12.10.17

Guia para perplexos

Toy, “Motoring”, in https://www.youtube.com/watch?v=VDYMjvdCWpc    
I
Haverás de limpar os olhos quando sobre ti se erguer a ira dos demais. Ignora. Os demais. E a ira, deixando-a medrar no regaço pútrido dos demais.
II
Se forem ininteligíveis as razões do acosso, verte o focinho dos bestuntos em poluídas águas pluviais. Para ver se aclaram as ideias por dentro da fétida matéria de que são feitos.
III
Em persistindo a emboscada, pega num livro de poesia.
IV
Sobressaltado pela ingerência sem dó, perfuma o olhar com as coisas belas que tens como tuas, em teu património.
V
Nos contrafortes da inquietação, não sejas indiferente – a menos que a indiferença seja o maior ultraje a quem, sem porventura saber, reclama créditos de atenção.
VI
Inspira o ar puro, mesmo que não o julgues ser mercê da poluição em redor, ou conta repetidamente até a um número que tenhas como fasquia.
VII
 Não labores na vindicta, que te sitia num embaraço sem paredes visíveis.
VIII
Acometido por eventos inesperados, recebe de braços abertos os que reputas de benignos e devolve à procedência os que forem mancha no currículo.
IX
Atravessa as pontes medonhas, mesmo que estejas trespassado pelo medo por causa do chão de vidro que as subjaz: a derrota das limitações interiores arroteia o espaço despojado, onde tudo se compõe de novo na fruição da liberdade.
X
Desdenha dos malsins da bisbilhotice.
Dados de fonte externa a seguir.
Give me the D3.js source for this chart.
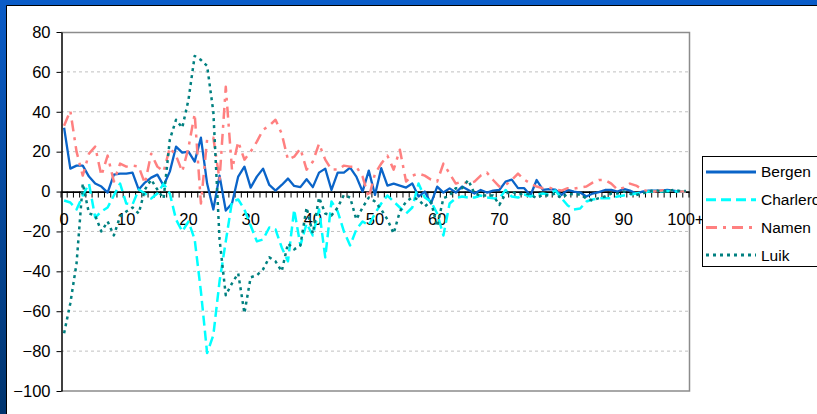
<!DOCTYPE html>
<html>
<head>
<meta charset="utf-8">
<title>Bergen Charleroi Namen Luik</title>
<script src="https://d3js.org/d3.v7.min.js"></script>
<style>
  body { margin: 0; overflow: hidden; background: #fff; }
  svg { display: block; font-family: "Liberation Sans", Arial, sans-serif; }
  .axis text { font-size: 16.5px; fill: #000; }
</style>
</head>
<body>
<div id="chart"></div>
<script>
// categories 0 .. 99 and "100+"
var categories = d3.range(100).map(String).concat(["100+"]);
var xTickLabels = ["0", "10", "20", "30", "40", "50", "60", "70", "80", "90", "100+"];
var yTicks = [-100, -80, -60, -40, -20, 0, 20, 40, 60, 80];

var bergen = [32, 11.5, 13, 13, 7.5, 4, 2.5, -0.5, 8.5, 9, 9, 9.5, 1, 4.5, 7, 8.5, 3, 10, 22.5, 19.5,
  20, 15, 27, 4, -9, 8, -9.5, -6, 7.5, 12.5, 2, 7.5, 11.5, 3.3, 0.5, 3.3, 6.5, 2.8, 2.2, 6.2,
  2.2, 9.5, 11.5, 0.8, 9.5, 9.5, 12, 7.5, 0, 10.5, -1.7, 11.7, 3, 4, 3, 2, 4, -2.5, 0, -6,
  2.5, -0.5, 1.6, -0.5, 2.5, 0.8, -1, 0.8, -0.5, 0.5, 0.8, 5, 6, 1.7, 1.7, -2, 5.8, 0.8, 1.2, 1,
  -1.7, 0.8, 0, -0.5, -2.5, -1, -0.3, 0.8, 0.8, 0, 1.3, 0.5, -1, 0, 0.5, 0.5, 0.5, 0.8, 0.5, 0, 0];

var charleroi = [-4.5, -5.5, -9, -2, 4, -13, -10, -8, -2, 4, -6, -6.5, 1, -1, -3.5, -1, 4, -1, -14, -20,
  -15, -24, -50, -81, -72, -45, -25, -5, -4, -9, -17, -25, -24, -18, -19, -28, -35, -9, -27, -16,
  -22, -9, -33, -5, -10, -20, -27, -19, -15, -17, -11, -6, -2, -5, -8, -11, -8, 4, -3, -5,
  -11, -22, -6, -3.3, -2.5, -3, -3, -2, -3, -3.3, -3.5, 0.8, -2.5, -3, -1.5, -2.5, -1.5, -1, -1.5, 0.5,
  -3.3, -7, -9, -8.5, -5, -4, -3.3, -3.3, -3.3, -2.5, -2, -1.5, -1, -0.5, 0, 0, 0, 0.3, 0, 0, 0];

var namen = [33, 40.5, 20, 8, 19, 22.5, 8, 18, 5, 14, 12.5, 13, 12.5, 4, 19, 12.5, 10, 22, 18, 10,
  22, 39, -6, 26, 27, 6, 52.5, 11, 25, 16, 20, 25, 31, 33, 36, 29, 16, 17.5, 21.5, 11,
  15, 24, 16, 11, 11, 13, 12.5, 12.5, 7.5, -3, 9, 14, 18, 11, 21, 5, 8, 9, 8, 6,
  5, 14, 9, 4, 5, 4, 5, 8, 9.5, 5.8, 2.5, 3.3, 5.8, 9, 6, 4, 2.5, 1.7, 2, 1,
  0.5, 1.7, 1.5, 2, 2.5, 4.5, 5.8, 5.8, 4, 1, 2, 4, 3, 1, 0, 0, 0.5, 0.8, 0.5, 0, 0];

var luik = [-71, -56, -36, 4, -11, -12, -20, -15, -22, -12.5, -10, -8, -11, 1, 6, 1, -3.5, 26, 36, 32,
  46, 68, 66, 63, 40, -24, -52, -46, -41, -61, -43, -42, -39, -33, -35, -40, -26, -29, -27, -8,
  -21, -3, -11, -12, -8, -1.7, -3, -14, -8, -3, -5, -9, -14, -21, -10, -5, -3, -4, -7.5, -5,
  -17.5, -3.3, -2, 1.7, 1.7, 5.8, -1, -2, -2, -2, -6.7, -1, 0, -1.5, -1, -1.5, -3.3, -1.5, -2, -1,
  -3.3, -1, -1.5, -1.5, -3.5, -4.5, -3.3, -2.5, -1, -1, 0, -1, -1.7, -1, 0, 0.8, 0, 0.3, 0.8, 0.3, 0.3];

var seriesNames = ["Bergen", "Charleroi", "Namen", "Luik"];
var seriesData = [bergen, charleroi, namen, luik];
var seriesColors = ["#0a64c8", "#00ffff", "#ff8080", "#008080"];
var seriesDash = [null, "10,5", "11,6,3,6", "3,4"];
var seriesWidth = [2.3, 2.5, 2.5, 2.5];

var W = 817, H = 414;

var svg = d3.select("#chart").append("svg")
  .attr("width", W)
  .attr("height", H);

// blue slide frame
var defs = svg.append("defs");
var grad = defs.append("linearGradient").attr("id", "frameGrad")
  .attr("x1", 0).attr("y1", 0).attr("x2", 0).attr("y2", 1);
grad.append("stop").attr("offset", "0%").attr("stop-color", "#0a5cc8");
grad.append("stop").attr("offset", "100%").attr("stop-color", "#00346e");

svg.append("rect").attr("width", W).attr("height", H).attr("fill", "url(#frameGrad)");
svg.append("rect").attr("x", 0).attr("y", 0).attr("width", W).attr("height", 5).attr("fill", "#0a5cc8");
svg.append("rect").attr("x", 7).attr("y", 6).attr("width", W - 7).attr("height", H - 6).attr("fill", "#fff");
svg.append("path").attr("d", "M6.5," + H + "V5.5H" + W).attr("fill", "none").attr("stroke", "#000");

// plot area
var plotLeft = 61, plotRight = 689, plotTop = 32, plotBottom = 391;

var x = d3.scaleBand()
  .domain(categories)
  .range([plotLeft, plotRight]);

var y = d3.scaleLinear()
  .domain([-100, 80])
  .range([plotBottom, plotTop]);

// gridlines
svg.append("g")
  .selectAll("line")
  .data(yTicks.filter(function (d) { return d !== 0 && d !== -100 && d !== 80; }))
  .enter().append("line")
  .attr("x1", plotLeft).attr("x2", plotRight)
  .attr("y1", function (d) { return y(d); })
  .attr("y2", function (d) { return y(d); })
  .attr("stroke", "#c0c0c0")
  .attr("stroke-width", 1)
  .attr("stroke-dasharray", "3,3");

// plot border (top, right, bottom)
svg.append("path")
  .attr("d", "M" + plotLeft + "," + (plotTop + 0.5) + "H" + (plotRight + 0.5) + "V" + plotBottom + "H" + plotLeft)
  .attr("fill", "none")
  .attr("stroke", "#8c8c8c")
  .attr("stroke-width", 1.5);

// y axis
var yAxis = svg.append("g")
  .attr("class", "axis")
  .attr("transform", "translate(" + (plotLeft + 0.5) + ",0)")
  .call(d3.axisLeft(y).tickValues(yTicks).tickSize(5).tickSizeOuter(0).tickPadding(6));
yAxis.select(".domain").attr("stroke", "#000").attr("stroke-width", 1.5);
yAxis.selectAll(".tick line").attr("stroke", "#000");
yAxis.selectAll("text").attr("font-family", "Liberation Sans, Arial, sans-serif");

// x axis crossing at 0
var xAxis = svg.append("g")
  .attr("class", "axis")
  .attr("transform", "translate(0," + y(0) + ")")
  .call(d3.axisBottom(x).tickValues(xTickLabels).tickSize(0).tickSizeOuter(0).tickPadding(21.5));
xAxis.select(".domain").attr("stroke", "#000").attr("stroke-width", 1.8);
xAxis.selectAll("text").attr("font-family", "Liberation Sans, Arial, sans-serif");

// category boundary tick marks
xAxis.append("g")
  .selectAll("line")
  .data(categories.concat([null]))
  .enter().append("line")
  .attr("x1", function (d) { return d === null ? plotRight : x(d); })
  .attr("x2", function (d) { return d === null ? plotRight : x(d); })
  .attr("y1", 0).attr("y2", 6)
  .attr("stroke", "#000")
  .attr("stroke-width", 1);

// series lines
var line = d3.line()
  .x(function (d, i) { return x(categories[i]) + x.bandwidth() / 2; })
  .y(function (d) { return y(d); });

seriesData.forEach(function (vals, k) {
  svg.append("path")
    .datum(vals)
    .attr("d", line)
    .attr("fill", "none")
    .attr("stroke", seriesColors[k])
    .attr("stroke-width", seriesWidth[k])
    .attr("stroke-linejoin", "round")
    .attr("stroke-dasharray", seriesDash[k]);
});

// legend
var legend = svg.append("g").attr("transform", "translate(702,156)");
legend.append("rect")
  .attr("x", 0.5).attr("y", 0.5)
  .attr("width", 140).attr("height", 110)
  .attr("fill", "#fff")
  .attr("stroke", "#000");

var items = legend.selectAll("g.item")
  .data(seriesNames)
  .enter().append("g")
  .attr("class", "item")
  .attr("transform", function (d, i) { return "translate(0," + (16 + i * 27.7) + ")"; });

items.append("line")
  .attr("x1", 4).attr("x2", 54)
  .attr("y1", 0).attr("y2", 0)
  .attr("stroke", function (d, i) { return seriesColors[i]; })
  .attr("stroke-width", function (d, i) { return seriesWidth[i] + 0.5; })
  .attr("stroke-dasharray", function (d, i) { return seriesDash[i]; });

items.append("text")
  .attr("x", 59)
  .attr("y", 0)
  .attr("dy", "0.35em")
  .style("font-size", "15.5px")
  .text(function (d) { return d; });
</script>
</body>
</html>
Só têm tempo para a irrelevante tarefa e vidas mesquinhas, profundamente desinteressantes – e a tua, cativa do olhar alheio, sinal de ser profundamente apelativa (só pode ser). (O que também não interessa a mais ninguém, se não a ti mesmo.)
XI
Desenha a paisagem sideral num papel amarrotado, ou esboça estrofes surrealistas num guardanapo de papel furtado à mesa do restaurante.
XII
Mete nas mãos a alcáçova dominante em teu pensamento, mesmo que te julgues importunado pelo pensamento assim congeminado.
XIII
Aprecia o rio dourado desde o promontório inacessível.
XIV
Recolhe a pontuação máxima na escala das empreitadas esboçadas em estirador aprumado.
XV
Dorme o justo sono, à hora que convier, contra as emboscadas espúrias terçadas nos dedos tendenciosos de outros.
XVI
Escolhe as tuas próprias matérias tendenciosas. Em manifesto espírito de contradição, selando a tua inexpugnável autonomia.
XVII
 Lê. Ouve música (e alto). Canta, sem vergonha. Não dances se não souberes.